Tan doesn’t write about characters so much as relationships. She is able to see relationships as multi-dimensional and changing, and that is what I enjoy about her writing, learning how the relationships develop over time and how each person strives to find fulfillment. However, I found the emphasis on the U.S. citizens and their trivial lives frustrating. It was as if the Karen tribesmen were simply a plot prop, and their ultimate demise as a community unimportant to the story and the lives of the principles. Is it my inherent guilt over the ills of the world that are outside of my control and the inability to resolve those ills (one of the themes of Tan’s work) that make me angry that the Karen tribesmen seem to be left for dead without so much as a by your leave. The main characters of the book have money, benefits and leisure to pursue their desires, so I can’t reconcile the importance of their lives in the book compared to a group that disappears as part of ethnic cleansing, fictional or not. If that is one of Tan’s intents, to make me angry about the inequities of our society, then she was successful, but I am more inclined to believe the people of Burma were simply a prop.
As always, when I read authors with different, often international, backgrounds than my own I am glad to learn what I didn’t know before. In the introduction to this book¾essential to understanding the plot structure¾Amy Tan talks about the research she did in writing this book. I suspect I read too many books in which I don’t learn anything and for which the author did no research. I want to thank Tan for her desire for accuracy and, except in those few places where she admits making literary rather than factual choices, authenticity. On the other hand, knowing now that the premise of the book was fictional, I wonder how much Tan manipulated the truth as she knew it, or if indeed she did the research she claimed.
I just read the New York Times book review on this book. I agreed that the subject of the Karen were treated shabbily. My personal thought was that this book was a good example of how not to behave when traveling, a sort of anti-manual for the Ugly American. While Bibi’s character was more worldly than the others, she still had a snobbish view toward other cultures. The New York Times piece said that there are many more (and better) books about misunderstandings while traveling: ‘Candide and Gulliver are the archetypes, but the form has been used unerringly by Katherine Anne Porter in "Ship of Fools," hilariously by Rose Macaulay in "The Towers of Trebizond," and recently to great humorous and philosophical effect by Jonathan Safran Foer in "Everything Is Illuminated."’

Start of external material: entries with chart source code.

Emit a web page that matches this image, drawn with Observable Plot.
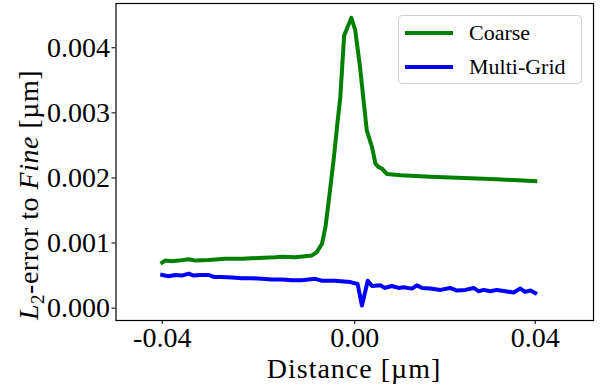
<!DOCTYPE html>
<html>
<head>
<meta charset="utf-8">
<script src="https://cdn.jsdelivr.net/npm/d3@7"></script>
<script src="https://cdn.jsdelivr.net/npm/@observablehq/plot@0.6"></script>
<style>
  html, body { margin: 0; padding: 0; background: #fff; }
  #wrap { position: relative; width: 607px; height: 388px; }
  #legend {
    position: absolute; left: 398px; top: 15px; width: 184px; height: 69px;
    border: 1px solid #d0d0d0; border-radius: 4px; background: rgba(255,255,255,0.85);
    box-sizing: border-box; font-family: "Liberation Serif", serif; font-size: 22px; color: #000;
  }
  .row { position: absolute; left: 6px; height: 24px; display: flex; align-items: center; }
  .swatch { width: 48px; height: 4px; margin-right: 16px; }
</style>
</head>
<body>
<div id="wrap"></div>
<script>
// ---- data (x: distance in µm, y: L2-error in µm) ----
const coarseX = [-0.0400,-0.0394,-0.0380,-0.0366,-0.0345,-0.0331,-0.0304,-0.0269,-0.0234,-0.0200,-0.0165,-0.0151,-0.0124,-0.0113,-0.0089,-0.0079,-0.0068,-0.0061,-0.0054,-0.0044,-0.0036,-0.0030,-0.0022,-0.0007,0.0001,0.0011,0.0025,0.0036,0.0043,0.0049,0.0057,0.0067,0.0095,0.0157,0.0226,0.0295,0.0375];
const coarseY = [0.00070,0.00073,0.00072,0.00073,0.00075,0.00073,0.00074,0.00076,0.00076,0.00077,0.00078,0.00079,0.00078,0.00079,0.00081,0.00086,0.00099,0.00124,0.00165,0.00227,0.00284,0.00324,0.00419,0.00446,0.00427,0.00370,0.00273,0.00247,0.00222,0.00217,0.00214,0.00206,0.00204,0.00202,0.00200,0.00198,0.00195];

const multiX = [-0.0400,-0.0387,-0.0373,-0.0359,-0.0345,-0.0335,-0.0321,-0.0304,-0.0293,-0.0276,-0.0255,-0.0234,-0.0214,-0.0193,-0.0172,-0.0151,-0.0130,-0.0110,-0.0082,-0.0068,-0.0041,-0.0009,0.0006,0.0015,0.0027,0.0036,0.0053,0.0063,0.0077,0.0091,0.0101,0.0119,0.0129,0.0140,0.0157,0.0178,0.0198,0.0212,0.0230,0.0247,0.0257,0.0268,0.0282,0.0295,0.0313,0.0330,0.0344,0.0354,0.0365,0.0375];
const multiY = [0.00051,0.00049,0.00051,0.00050,0.00053,0.00050,0.00051,0.00051,0.00048,0.00048,0.00047,0.00046,0.00046,0.00045,0.00044,0.00044,0.00043,0.00043,0.00045,0.00042,0.00042,0.00040,0.00037,0.00004,0.00042,0.00034,0.00035,0.00031,0.00034,0.00031,0.00032,0.00030,0.00035,0.00031,0.00030,0.00028,0.00031,0.00027,0.00028,0.00031,0.00026,0.00028,0.00026,0.00028,0.00026,0.00024,0.00030,0.00025,0.00027,0.00023];

const seriesNames = ["Coarse", "Multi-Grid"];
const seriesColors = ["#008000", "#0000ff"];

const xTicks = [-0.04, 0, 0.0375];
const xTickLabels = ["-0.04", "0.00", "0.04"];
const yTicks = [0, 0.001, 0.002, 0.003, 0.004];
const yTickLabels = ["0.000", "0.001", "0.002", "0.003", "0.004"];

const xLabel = "Distance [µm]";

// ---- build table ----
const rows = [];
coarseX.forEach((x, i) => rows.push({series: seriesNames[0], x, y: coarseY[i]}));
multiX.forEach((x, i) => rows.push({series: seriesNames[1], x, y: multiY[i]}));

const chart = Plot.plot({
  width: 607,
  height: 388,
  marginLeft: 115.5,
  marginRight: 14,
  marginTop: 3,
  marginBottom: 68,
  style: {fontFamily: "'Liberation Serif', serif", fontSize: "28px", color: "#000", background: "#fff"},
  x: {domain: [-0.0496, 0.0496]},
  y: {domain: [-0.00019, 0.00468]},
  color: {domain: seriesNames, range: seriesColors},
  marks: [
    Plot.axisX(xTicks, {tickFormat: d => xTickLabels[xTicks.indexOf(d)], tickSize: 4, tickPadding: 3, label: null, stroke: "#000", fill: "#000"}),
    Plot.axisY(yTicks, {tickFormat: d => yTickLabels[yTicks.indexOf(d)], tickSize: 4, tickPadding: 2, label: null, stroke: "#000", fill: "#000"}),
    Plot.line(rows, {x: "x", y: "y", z: "series", stroke: "series", strokeWidth: 4, strokeLinejoin: "round", strokeLinecap: "square"}),
    Plot.frame({stroke: "#000", strokeWidth: 1.2})
  ]
});

document.getElementById("wrap").appendChild(chart);

// ---- axis labels ----
const svg = d3.select(chart);
svg.append("text")
  .attr("x", 354).attr("y", 378)
  .attr("text-anchor", "middle")
  .attr("font-family", "'Liberation Serif', serif")
  .attr("font-size", 28)
  .attr("letter-spacing", "1px")
  .attr("fill", "#000")
  .text(xLabel);

const yl = svg.append("text")
  .attr("transform", "translate(38,195) rotate(-90)")
  .attr("text-anchor", "middle")
  .attr("font-family", "'Liberation Serif', serif")
  .attr("font-size", 28)
  .attr("letter-spacing", "0.5px")
  .attr("fill", "#000");
yl.append("tspan").attr("font-style", "italic").text("L");
yl.append("tspan").attr("font-size", 19).attr("dy", 6).text("2");
yl.append("tspan").attr("dy", -6).text("-error to ");
yl.append("tspan").attr("font-style", "italic").text("Fine");
yl.append("tspan").text(" [µm]");

// ---- legend ----
const legend = document.createElement("div");
legend.id = "legend";
seriesNames.forEach((name, i) => {
  const row = document.createElement("div");
  row.className = "row";
  row.style.top = (i === 0 ? 5 : 39) + "px";
  const sw = document.createElement("div");
  sw.className = "swatch";
  sw.style.background = seriesColors[i];
  const t = document.createElement("span");
  t.textContent = name;
  row.appendChild(sw);
  row.appendChild(t);
  legend.appendChild(row);
});
document.getElementById("wrap").appendChild(legend);
</script>
</body>
</html>
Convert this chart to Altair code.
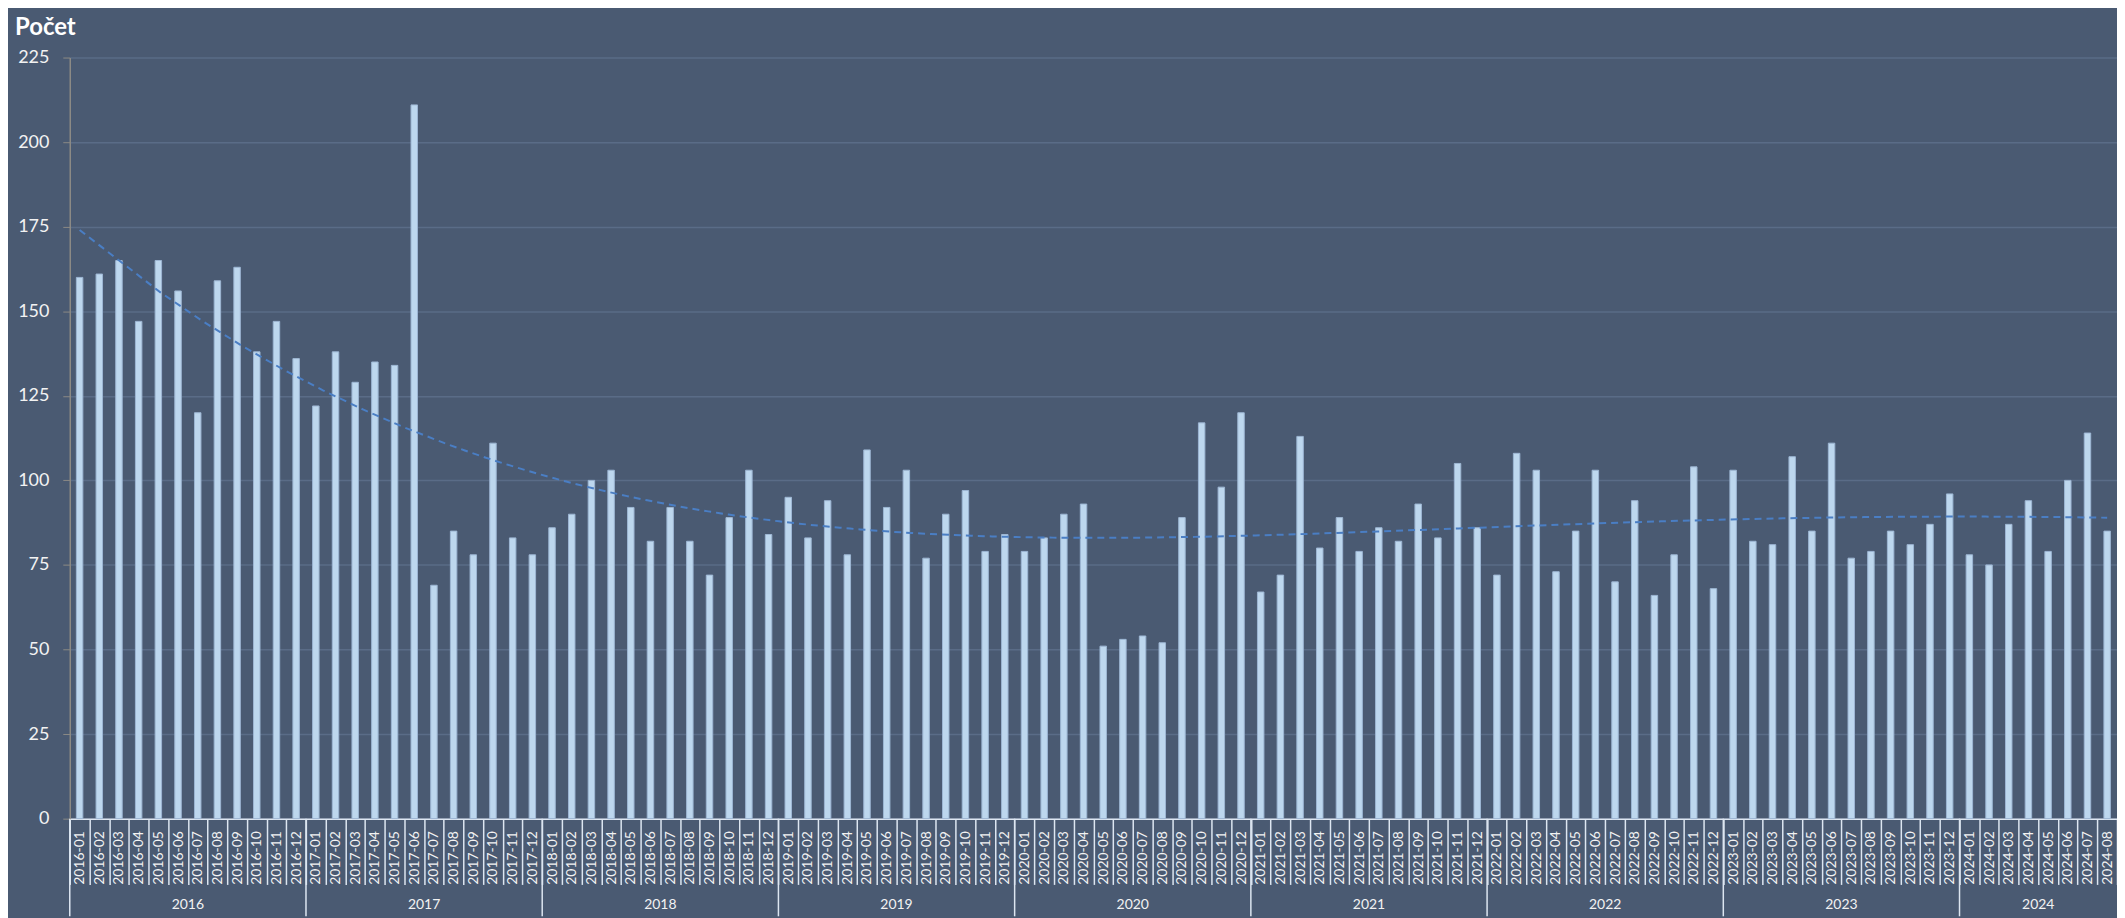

This was an audible book, and I listened to it while driving along the Columbia River in Oregon and Washington. The reading by Amy Tan reminded me of two other recordings by Chute and Kingston. I am particularly fond of books read by the author, because I hope to gain additional understanding from the text by the way it is read. Readings by the author always talk me back to the first audible book I listened to, “The Beans of Egypt, Maine” by Chute read by Chute. My friend Mary had borrowed it from the library to listen to while we drove up to Canada in the summer of 1988, and it was my first audible book and opened my eyes to the possibility of combining two of my favorite activities, reading and traveling. I also loved the book--Mary did not–and have listened to it multiple times since. I’d like to say that I have never listened to a book read by the author that I did not like, but I’m sorry to say that I did not enjoy Sedaris reading his works. It could be my hearing aids, but I found his voice so annoying I had trouble paying attention to what he was reading. In addition to being reminded of books that I had listened to that were read by their authors, I also thought about Maxine Hong Kingston. The voice that Amy Tan chose for Bibi Chen reminded me of the readings I had listened to by Kingston. The rhythms weren’t quite the same, but the voice was a similar Chinese American woman’s voice, and the picture I developed for Bibi Chen was that of Kingston.